This post explores weather data – more specifically, daily maximum and minimum temperatures – for the Netherlands between 2005 and 2015, as part of Assignment II in the Coursera course ‘Applied Plotting, Charting & Data Representation in Python’ by the University of Michigan.
The course provides a NOAA dataset in a CSV file, which contains a subset of The National Centers for Environmental Information (NCEI) daily climate records from land surface stations across the globe. The data is locations based, and my subset contains data from six locations in the Netherlands for the following variables: land station identification code, date recorded in YYYY-MM-DD format, element – minimum (TMIN) or maximum (TMAX) temperature –, and temperature in tenths of degrees Celsius1.
The assignment was to create a line graph of the record high and record low temperatures by day of the year over the period 2005-2014, also shading the area between the record high and record low temperatures for each day. This graph should also include a scatter overlay of 2015 data for which the ten year record high or record low was broken.
Analysis and visualisation
I used three packages for the visualisation and later ran a limited statistical analysis, which is not part of the original assignment, with Scipy.
import numpy as np, pandas as pd
from matplotlib import pyplot as plt
from scipy import stats
I used Pandas to manage the data once imported in Python, and the first hurdle is to extract the highest TMAX value and the lowest TMIN value out of 43,000 records from six locations2. As I kept running into problems applying multiple functions to the full dataset, I decided to go with a split-apply-merge.
dfx = df[df.Element == 'TMAX']
dfx = dfx[dfx.groupby('Date')['Data_Value'].transform(max) == dfx['Data_Value']]
dfx = dfx.drop_duplicates(subset = 'Date', keep = 'first')
dfn = df[df.Element == 'TMIN']
dfn = dfn[dfn.groupby('Date')['Data_Value'].transform(min) == dfn['Data_Value']]
dfn = dfn.drop_duplicates(subset = 'Date', keep = 'first')
df = pd.concat([dfx,dfn]).sort_values(['Date','Element'])
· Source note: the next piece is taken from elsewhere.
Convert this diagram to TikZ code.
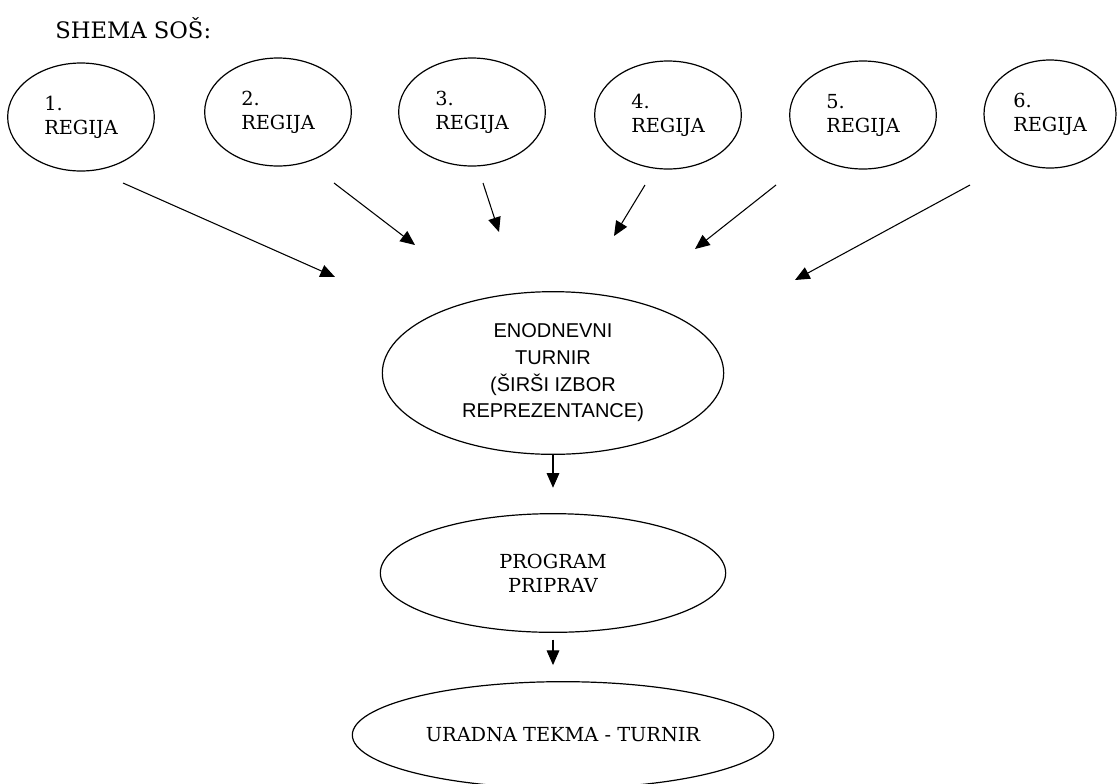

The resulting data frame contains data for 2005 up to and including 2014 with two entries for each day of the year: maximum temperature and minimum temperature. This data was then compared to TMIN and TMAX in 2015 for the same days, to yield data for the scatter overlay. This results in the following graph (Figure 1). To prevent cluttering on the x-axis I decided to leave out ticks corresponding to individual days, and to provide monthly labels instead. The purpose of the figure is to indicate trends, and to establish maximum temperature records broken in 2015. Since, it was going to be impossible distinguish between values for individual days, I decided to remove those indicators. This makes the graph somewhat inconsistent, because the lines are still based on those individual data points; a better way to do this would be to make the chart interactive so that individual data points can be easily read off.
The mean TMIN over the full year is 6.4°C, and the mean TMAX is 14.2°C; the maximum TMAX and the minimum TMIN naturally are a lot farther apart at 36.7°C and -22.9°C respectively. In 2015, the record maximum temperature was broken 48 times, and the temperature in 2015 was 1.7°C higher on average over all days.
The instructions do not specify why the year 2015 is singled out, but I have to assume it is simply because it is the most recent data. However, this graph might suggest that 2015 is special in some other way, namely that more records were broken than in other years. A quick analysis proves this is not the case. Figure 2 shows the number of records broken by year for TMIN and TMAX; for each year the frequencies are derived in relation to previous years. So, if a record high is recorded for January 1st in 2012, which is then subsequently broken in 2013, this counts for both years.
Overall, there does not seem to be much of a difference between years. The outliers, with values deviating +/- 1.5 times the standard deviation, are 2010, 2013 and 2014 for TMIN, and 2010 and 2014 for TMAX; neither include 2015. However, it does seem like the number of degrees by which the records are broken matter statistically. Paired t-tests for both TMIN and TMAX comparing 2005-2014 to 2015 show that temperatures are significantly higher in 2015. TMAX averages 21.0°C in 2015 and 15.2°C over the previous ten years (t=-23.82, p=0.000), and TMIN averages 5.4°C in 2015 against -0.9°C (t=23.66, p=0.000). All in all, that would in my opinion justify including the scatter overlay in Figure 1.
1 As suggested in the instructions, leap days were removed from the dataset.
2 I can provide the full script upon request should anyone be interested, but here I choose to include only the main challenges and features of the graphics and data cleaning processes necessary for rendering them.